As Características de um “Eu” Convencional Saudável

Você poderia revisar as características de um “eu” convencional saudável?

Um “eu” convencional saudável:

  • Assume a responsabilidade por suas próprias ações
  • Importa-se com a consequência de suas ações nas outras pessoas e em si mesmo.
  • Trabalha de uma forma realista para melhorar sua qualidade de vida, e a dos outros, conforme sua capacidade.
  • É forte o suficiente para exercitar autocontrole e deter-se antes de se engajar em algo prejudicial.
  • Tem força de vontade para engajar-se em ações construtivas e benéficas.

Isso é uma noção saudável de “eu”, que não infla o “eu” transformando-o em algo absolutamente impossível – alguém que tem de estar sempre no controle, ser sempre perfeito, ter sempre a atenção dos outros, ser sempre querido pelos demais.

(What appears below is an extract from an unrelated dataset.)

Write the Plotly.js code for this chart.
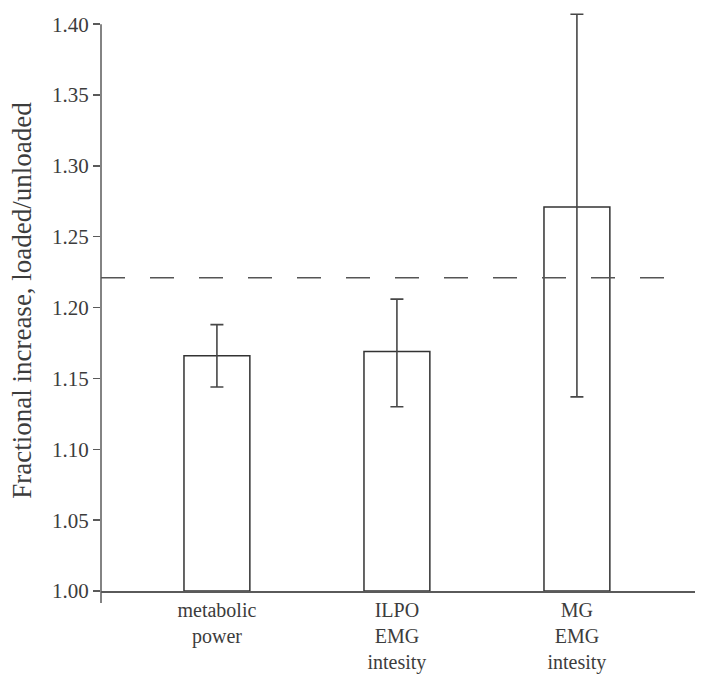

Sempre achei esse dizer muito útil: “nem todo mundo gostava do Buda, então por que esperar que todos gostem de você”? E quando erramos: “O que você esperava do samsara”? Não somos seres libertos, então o que esperar de nós? É claro que cometeremos erros; até nos tornarmos seres libertos, iremos ficar com raiva. Portanto, não há motivo para culpa. Trabalhe-se, claro, mas não se culpe quando meter os pés pelas mãos. A culpa vem quando identificamos o que fizemos como maldade e o “eu” como sendo muito mal por ter feito isso, e estão nos agarramos a isso não largamos. Isso é culpa. Isso é pensar em nós em termos do falso “eu”, do “eu” sólido que é tão mau. “Eu cometi um engano; me deixei levar por confusão e emoções perturbadoras. Bom, claro; eu ainda não sou um ser liberto, mas estou trabalhando nisso”. E aplicamos os vários oponentes (antídotos). Fazemos isso – nada de especial.